◆ Directive
Set the lines down again exactly, first line through the line that contains "ax.set_ylim(-14, 12)", with no pictures.

##############################

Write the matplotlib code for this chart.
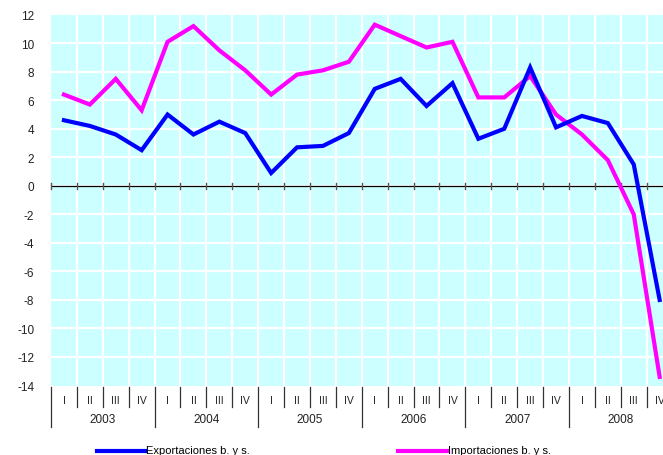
import matplotlib.pyplot as plt
from matplotlib.lines import Line2D
from matplotlib.transforms import blended_transform_factory


quarters = ['I', 'II', 'III', 'IV'] * 6
years = ['2003', '2004', '2005', '2006', '2007', '2008']
exports = [4.6, 4.2, 3.6, 2.5, 5.0, 3.6, 4.5, 3.7, 0.9, 2.7, 2.8, 3.7,
           6.8, 7.5, 5.6, 7.2, 3.3, 4.0, 8.3, 4.1, 4.9, 4.4, 1.5, -8.0]
imports = [6.4, 5.7, 7.5, 5.3, 10.1, 11.2, 9.5, 8.1, 6.4, 7.8, 8.1, 8.7,
           11.3, 10.5, 9.7, 10.1, 6.2, 6.2, 7.7, 5.0, 3.6, 1.8, -2.0, -13.4]
y_ticks = list(range(-14, 13, 2))

W, H = 663, 456
BG = '#CCFFFF'
BLUE = '#0000FF'
MAGENTA = '#FF00FF'

plt.rcParams['font.family'] = ['Liberation Sans', 'DejaVu Sans']


def fy(py):
    # pixel row (from top) -> figure fraction
    return (H - py) / H


fig = plt.figure(figsize=(W / 100, H / 100), dpi=100)
left, right = 51, 672.6
top, bottom = 15.7, 386.5
ax = fig.add_axes([left / W, fy(bottom), (right - left) / W, (bottom - top) / H])
ax.set_facecolor(BG)
for s in ax.spines.values():
    s.set_visible(False)

n = len(quarters)
x = list(range(n))
ax.set_xlim(-0.5, n - 0.5)
ax.set_ylim(-14, 12)

# white grid
for k in range(1, n + 1):
    ax.axvline(k - 0.5, color='white', lw=1.6, zorder=1)
for v in y_ticks[1:-1]:
    ax.axhline(v, color='white', lw=1.6, zorder=1)

# zero line with ticks
ax.axhline(0, color='black', lw=0.9, zorder=2)
zt = blended_transform_factory(ax.transData, fig.transFigure)
for k in range(n + 1):
    ax.plot([k - 0.5, k - 0.5], [fy(183.5), fy(189.5)], color='#555555', lw=1.0,
            transform=zt, clip_on=False, zorder=2)

ax.plot(x, exports, color=BLUE, lw=3.0, zorder=4, solid_joinstyle='miter')
ax.plot(x, imports, color=MAGENTA, lw=3.0, zorder=3, solid_joinstyle='miter')

ax.set_xticks([])
ax.set_yticks(y_ticks)
ax.set_yticklabels([str(v) for v in y_ticks], fontsize=8.5, color='#222222')
ax.tick_params(axis='y', length=0, pad=12)

# category table under the plot
for k in range(n + 1):
    y_end = 428 if k % 4 == 0 else 408
    ax.plot([k - 0.5, k - 0.5], [fy(388), fy(y_end)], color='#333333', lw=0.9,
            transform=zt, clip_on=False)
for i, q in enumerate(quarters):
    ax.text(i, fy(401), q, transform=zt, ha='center', va='center',
            fontsize=7.5, color='#222222', clip_on=False)
for j, yr in enumerate(years):
    ax.text(j * 4 + 1.5, fy(420), yr, transform=zt, ha='center', va='center',
            fontsize=8.5, color='#222222', clip_on=False)

# legend at the very bottom
fig.add_artist(Line2D([97 / W, 145 / W], [fy(452), fy(452)], color=BLUE, lw=3.0))
fig.text(146 / W, fy(446), 'Exportaciones b. y s.', ha='left', va='top', fontsize=8)
fig.add_artist(Line2D([398 / W, 447 / W], [fy(452), fy(452)], color=MAGENTA, lw=3.0))
fig.text(448 / W, fy(446), 'Importaciones b. y s.', ha='left', va='top', fontsize=8)

fig.savefig('out.png', dpi=100)
plt.close(fig)
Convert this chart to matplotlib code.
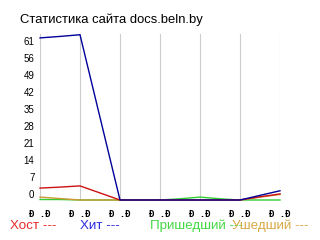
import matplotlib
matplotlib.use("Agg")
import matplotlib.pyplot as plt

# data (one point every half grid step)
x_pos = [0, 0.5, 1, 1.5, 2, 2.5, 3, 3.5, 4, 4.5, 5, 5.5, 6]
hits = [66.7, 67.3, 68.0, 34.0, 0, 0, 0, 0, 0, 0, 0, 1.9, 3.8]
hosts = [4.9, 5.3, 5.8, 2.9, 0, 0, 0, 0, 0, 0, 0, 1.3, 2.5]
came = [0.2, 0.2, 0, 0, 0, 0, 0, 0.5, 1.2, 0.5, 0, 0, 0]
left = [1.2, 0.6, 0, 0, 0, 0, 0, 0, 0, 0, 0, 1.2, 2.3]

ytick_vals = [0, 7, 14, 21, 28, 35, 42, 49, 56, 63]
ytick_labels = ["0", "7", "14", "21", "28", "35", "42", "49", "56", "61"]
xtick_vals = [0, 1, 2, 3, 4, 5, 6]
xtick_labels = ["Ð .Ð"] * 7

title = "Статистика сайта docs.beln.by"
legend_items = [("Хост ---", "#e82a2a", 10),
                ("Хит ---", "#2a2ae0", 80),
                ("Пришедший ---", "#44d844", 150),
                ("Ушедший ---", "#d8a844", 232)]

plt.rcParams['font.family'] = ['Liberation Sans', 'DejaVu Sans']

fig = plt.figure(figsize=(3.2, 2.4), dpi=100)
ax = fig.add_axes([40/320, 40/240, 240/320, 166/240])

ax.plot(x_pos, came, color="#33cc33", lw=1, clip_on=False)
ax.plot(x_pos, left, color="#cc9933", lw=1, clip_on=False)
ax.plot(x_pos, hosts, color="#cc1111", lw=1, clip_on=False)
ax.plot(x_pos, hits, color="#000099", lw=1, clip_on=False)

ax.set_xlim(0, 6)
ax.set_ylim(0, 68.3)
for s in ax.spines.values():
    s.set_visible(False)
ax.set_xticks(xtick_vals)
ax.set_xticklabels(xtick_labels, family="DejaVu Sans Mono", fontsize=6.5,
                   fontweight="bold", ha="center")
ax.grid(axis="x", color="#cccccc", lw=0.8)
ax.set_axisbelow(True)
ax.set_yticks(ytick_vals)
ax.set_yticklabels(ytick_labels, fontsize=7, va="bottom")
ax.tick_params(length=0, pad=4)
ax.tick_params(axis="x", pad=7)

fig.text(20/320, 1 - 20/240, title, fontsize=9.4, va="center", ha="left")
for txt, col, px in legend_items:
    fig.text(px/320, 1 - 226/240, txt, color=col, fontsize=9.6, va="center",
             ha="left")

fig.savefig("out.png", dpi=100)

##############################

◆ Written solution
Write the matplotlib code for this chart.
import matplotlib.pyplot as plt
from matplotlib.lines import Line2D
from matplotlib.transforms import blended_transform_factory


quarters = ['I', 'II', 'III', 'IV'] * 6
years = ['2003', '2004', '2005', '2006', '2007', '2008']
exports = [4.6, 4.2, 3.6, 2.5, 5.0, 3.6, 4.5, 3.7, 0.9, 2.7, 2.8, 3.7,
           6.8, 7.5, 5.6, 7.2, 3.3, 4.0, 8.3, 4.1, 4.9, 4.4, 1.5, -8.0]
imports = [6.4, 5.7, 7.5, 5.3, 10.1, 11.2, 9.5, 8.1, 6.4, 7.8, 8.1, 8.7,
           11.3, 10.5, 9.7, 10.1, 6.2, 6.2, 7.7, 5.0, 3.6, 1.8, -2.0, -13.4]
y_ticks = list(range(-14, 13, 2))

W, H = 663, 456
BG = '#CCFFFF'
BLUE = '#0000FF'
MAGENTA = '#FF00FF'

plt.rcParams['font.family'] = ['Liberation Sans', 'DejaVu Sans']


def fy(py):
    # pixel row (from top) -> figure fraction
    return (H - py) / H


fig = plt.figure(figsize=(W / 100, H / 100), dpi=100)
left, right = 51, 672.6
top, bottom = 15.7, 386.5
ax = fig.add_axes([left / W, fy(bottom), (right - left) / W, (bottom - top) / H])
ax.set_facecolor(BG)
for s in ax.spines.values():
    s.set_visible(False)

n = len(quarters)
x = list(range(n))
ax.set_xlim(-0.5, n - 0.5)
ax.set_ylim(-14, 12)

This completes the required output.